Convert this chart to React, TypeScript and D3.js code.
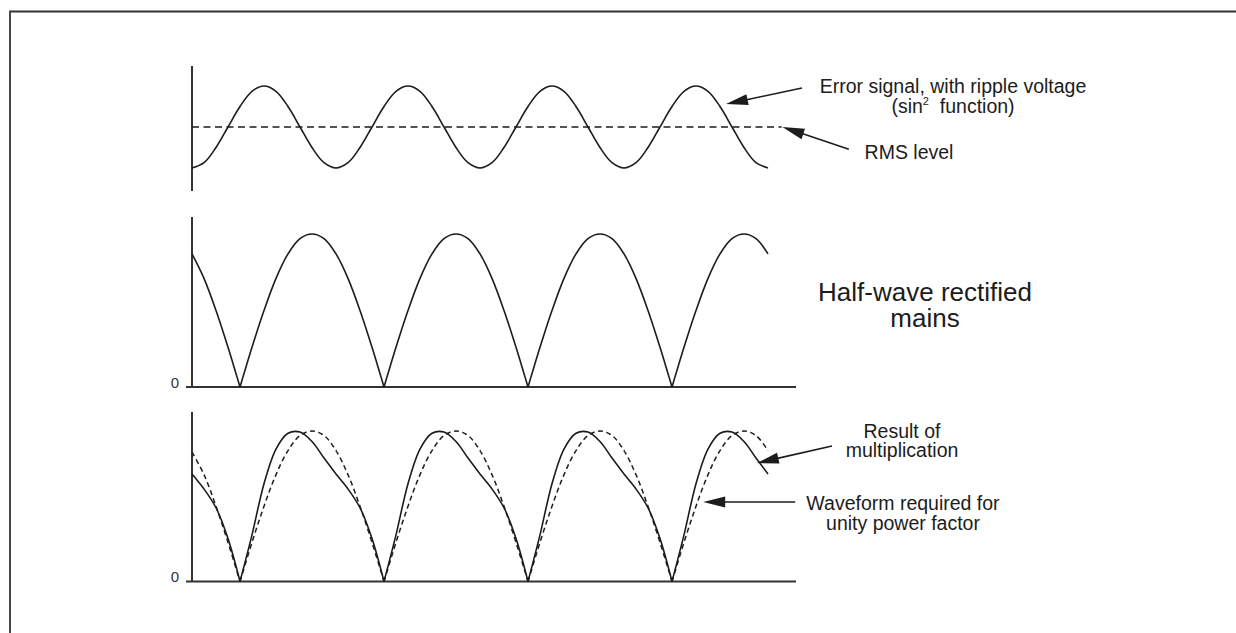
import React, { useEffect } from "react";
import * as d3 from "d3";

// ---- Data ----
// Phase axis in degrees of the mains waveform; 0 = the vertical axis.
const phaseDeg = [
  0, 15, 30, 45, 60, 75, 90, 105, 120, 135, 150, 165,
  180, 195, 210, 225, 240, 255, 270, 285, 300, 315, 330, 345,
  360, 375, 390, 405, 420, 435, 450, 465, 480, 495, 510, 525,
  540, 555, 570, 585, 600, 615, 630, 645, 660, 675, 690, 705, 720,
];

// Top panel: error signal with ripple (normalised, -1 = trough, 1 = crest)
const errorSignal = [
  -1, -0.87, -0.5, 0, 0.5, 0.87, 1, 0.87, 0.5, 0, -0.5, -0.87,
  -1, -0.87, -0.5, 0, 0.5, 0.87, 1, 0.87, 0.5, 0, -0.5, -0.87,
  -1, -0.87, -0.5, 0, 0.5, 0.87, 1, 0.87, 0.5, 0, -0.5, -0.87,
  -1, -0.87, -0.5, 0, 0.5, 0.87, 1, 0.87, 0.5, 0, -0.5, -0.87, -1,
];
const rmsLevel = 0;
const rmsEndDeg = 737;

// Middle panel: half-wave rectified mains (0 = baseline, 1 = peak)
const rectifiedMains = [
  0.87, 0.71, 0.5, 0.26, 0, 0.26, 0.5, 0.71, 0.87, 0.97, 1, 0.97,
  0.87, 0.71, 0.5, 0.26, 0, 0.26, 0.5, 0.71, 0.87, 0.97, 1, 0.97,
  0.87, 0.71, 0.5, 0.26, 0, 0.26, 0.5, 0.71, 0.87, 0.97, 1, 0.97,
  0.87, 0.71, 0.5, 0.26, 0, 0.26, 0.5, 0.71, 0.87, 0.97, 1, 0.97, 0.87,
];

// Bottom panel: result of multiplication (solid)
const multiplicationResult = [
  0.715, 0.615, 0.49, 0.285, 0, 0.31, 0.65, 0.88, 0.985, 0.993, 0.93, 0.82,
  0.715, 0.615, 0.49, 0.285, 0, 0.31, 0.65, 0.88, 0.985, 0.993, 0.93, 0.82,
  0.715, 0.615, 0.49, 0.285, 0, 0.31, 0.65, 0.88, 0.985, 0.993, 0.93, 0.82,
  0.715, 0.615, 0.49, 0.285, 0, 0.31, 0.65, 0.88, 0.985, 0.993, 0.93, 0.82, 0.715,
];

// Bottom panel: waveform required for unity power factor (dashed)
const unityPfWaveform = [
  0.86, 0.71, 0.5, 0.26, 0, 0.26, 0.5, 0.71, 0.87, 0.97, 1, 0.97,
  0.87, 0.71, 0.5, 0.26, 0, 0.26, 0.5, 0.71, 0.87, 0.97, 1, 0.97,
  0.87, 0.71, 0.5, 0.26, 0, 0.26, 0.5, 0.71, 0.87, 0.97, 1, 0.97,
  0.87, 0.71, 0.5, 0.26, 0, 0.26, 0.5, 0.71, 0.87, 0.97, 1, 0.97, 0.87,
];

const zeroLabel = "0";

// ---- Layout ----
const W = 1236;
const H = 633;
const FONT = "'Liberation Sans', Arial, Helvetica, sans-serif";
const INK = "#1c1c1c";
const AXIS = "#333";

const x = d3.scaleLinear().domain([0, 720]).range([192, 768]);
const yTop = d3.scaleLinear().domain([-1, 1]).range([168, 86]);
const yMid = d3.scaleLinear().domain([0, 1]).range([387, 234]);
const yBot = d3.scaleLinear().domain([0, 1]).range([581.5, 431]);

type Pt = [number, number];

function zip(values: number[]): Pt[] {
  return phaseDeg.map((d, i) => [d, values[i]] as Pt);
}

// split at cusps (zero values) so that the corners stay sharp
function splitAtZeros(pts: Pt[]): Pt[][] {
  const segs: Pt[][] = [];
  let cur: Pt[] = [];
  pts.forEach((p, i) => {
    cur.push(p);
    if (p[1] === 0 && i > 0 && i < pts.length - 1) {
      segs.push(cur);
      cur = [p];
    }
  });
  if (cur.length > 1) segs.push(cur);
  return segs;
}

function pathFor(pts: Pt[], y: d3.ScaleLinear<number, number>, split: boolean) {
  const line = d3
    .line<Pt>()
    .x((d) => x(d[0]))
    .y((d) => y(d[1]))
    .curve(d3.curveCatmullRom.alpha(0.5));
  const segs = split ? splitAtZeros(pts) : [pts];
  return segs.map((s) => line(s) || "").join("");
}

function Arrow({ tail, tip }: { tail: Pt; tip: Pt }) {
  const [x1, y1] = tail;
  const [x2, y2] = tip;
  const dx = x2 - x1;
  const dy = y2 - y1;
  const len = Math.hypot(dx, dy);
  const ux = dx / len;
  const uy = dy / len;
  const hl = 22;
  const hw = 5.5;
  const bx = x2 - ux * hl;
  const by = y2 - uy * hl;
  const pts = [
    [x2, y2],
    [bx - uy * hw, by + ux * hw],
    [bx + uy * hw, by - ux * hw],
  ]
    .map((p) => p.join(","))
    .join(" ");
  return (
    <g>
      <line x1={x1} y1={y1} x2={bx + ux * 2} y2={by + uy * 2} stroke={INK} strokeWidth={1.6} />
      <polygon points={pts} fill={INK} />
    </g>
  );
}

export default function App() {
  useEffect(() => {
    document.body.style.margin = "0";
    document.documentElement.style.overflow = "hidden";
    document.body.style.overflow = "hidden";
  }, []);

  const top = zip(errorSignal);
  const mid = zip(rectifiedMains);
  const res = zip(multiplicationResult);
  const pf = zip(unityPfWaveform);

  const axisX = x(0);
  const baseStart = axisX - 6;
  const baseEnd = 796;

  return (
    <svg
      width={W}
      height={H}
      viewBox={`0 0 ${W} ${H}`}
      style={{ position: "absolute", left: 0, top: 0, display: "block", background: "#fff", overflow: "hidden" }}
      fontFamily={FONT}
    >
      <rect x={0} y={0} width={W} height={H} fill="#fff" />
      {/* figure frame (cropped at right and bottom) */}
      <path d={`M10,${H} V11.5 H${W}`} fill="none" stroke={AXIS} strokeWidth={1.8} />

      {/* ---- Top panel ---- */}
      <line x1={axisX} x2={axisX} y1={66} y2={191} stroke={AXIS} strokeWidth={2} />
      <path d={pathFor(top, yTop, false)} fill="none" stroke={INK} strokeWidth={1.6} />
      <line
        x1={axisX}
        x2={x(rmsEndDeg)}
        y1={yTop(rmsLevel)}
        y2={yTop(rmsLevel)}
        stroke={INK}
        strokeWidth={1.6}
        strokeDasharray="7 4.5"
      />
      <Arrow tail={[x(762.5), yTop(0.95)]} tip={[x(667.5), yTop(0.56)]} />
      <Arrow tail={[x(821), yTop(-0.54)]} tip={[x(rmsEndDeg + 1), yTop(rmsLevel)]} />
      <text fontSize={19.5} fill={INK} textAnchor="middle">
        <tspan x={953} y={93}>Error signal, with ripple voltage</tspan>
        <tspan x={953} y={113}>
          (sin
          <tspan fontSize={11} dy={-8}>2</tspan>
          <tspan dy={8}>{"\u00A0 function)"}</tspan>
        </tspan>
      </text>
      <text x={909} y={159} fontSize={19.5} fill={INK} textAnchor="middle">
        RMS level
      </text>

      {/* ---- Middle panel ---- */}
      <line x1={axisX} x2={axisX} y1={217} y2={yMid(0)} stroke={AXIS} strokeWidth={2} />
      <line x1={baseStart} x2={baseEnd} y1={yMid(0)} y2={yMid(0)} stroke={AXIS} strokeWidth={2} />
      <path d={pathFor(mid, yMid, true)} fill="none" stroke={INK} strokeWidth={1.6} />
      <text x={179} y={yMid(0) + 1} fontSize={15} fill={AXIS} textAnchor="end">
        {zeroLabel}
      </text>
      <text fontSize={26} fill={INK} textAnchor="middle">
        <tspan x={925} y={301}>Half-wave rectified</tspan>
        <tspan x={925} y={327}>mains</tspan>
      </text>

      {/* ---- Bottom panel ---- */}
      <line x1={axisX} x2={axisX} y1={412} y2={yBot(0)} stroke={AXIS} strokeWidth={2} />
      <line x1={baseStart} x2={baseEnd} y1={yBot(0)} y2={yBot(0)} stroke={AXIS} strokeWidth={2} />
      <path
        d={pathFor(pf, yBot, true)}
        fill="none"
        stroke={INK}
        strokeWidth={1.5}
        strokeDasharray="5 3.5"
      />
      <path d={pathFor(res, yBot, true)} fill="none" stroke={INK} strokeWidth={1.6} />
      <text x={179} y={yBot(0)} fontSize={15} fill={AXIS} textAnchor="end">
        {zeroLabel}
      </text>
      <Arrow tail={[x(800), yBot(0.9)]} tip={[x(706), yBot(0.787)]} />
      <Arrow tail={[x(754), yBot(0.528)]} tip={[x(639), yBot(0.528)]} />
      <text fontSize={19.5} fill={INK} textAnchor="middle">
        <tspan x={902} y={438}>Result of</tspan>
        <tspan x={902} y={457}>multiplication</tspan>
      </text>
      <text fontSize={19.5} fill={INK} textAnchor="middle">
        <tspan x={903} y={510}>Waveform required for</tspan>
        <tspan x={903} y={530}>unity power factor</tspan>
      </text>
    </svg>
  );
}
************
Where a line holds "React", copy that line.

▸ Answer for the task:
Convert this chart to React, TypeScript and D3.js code.
import React, { useEffect } from "react";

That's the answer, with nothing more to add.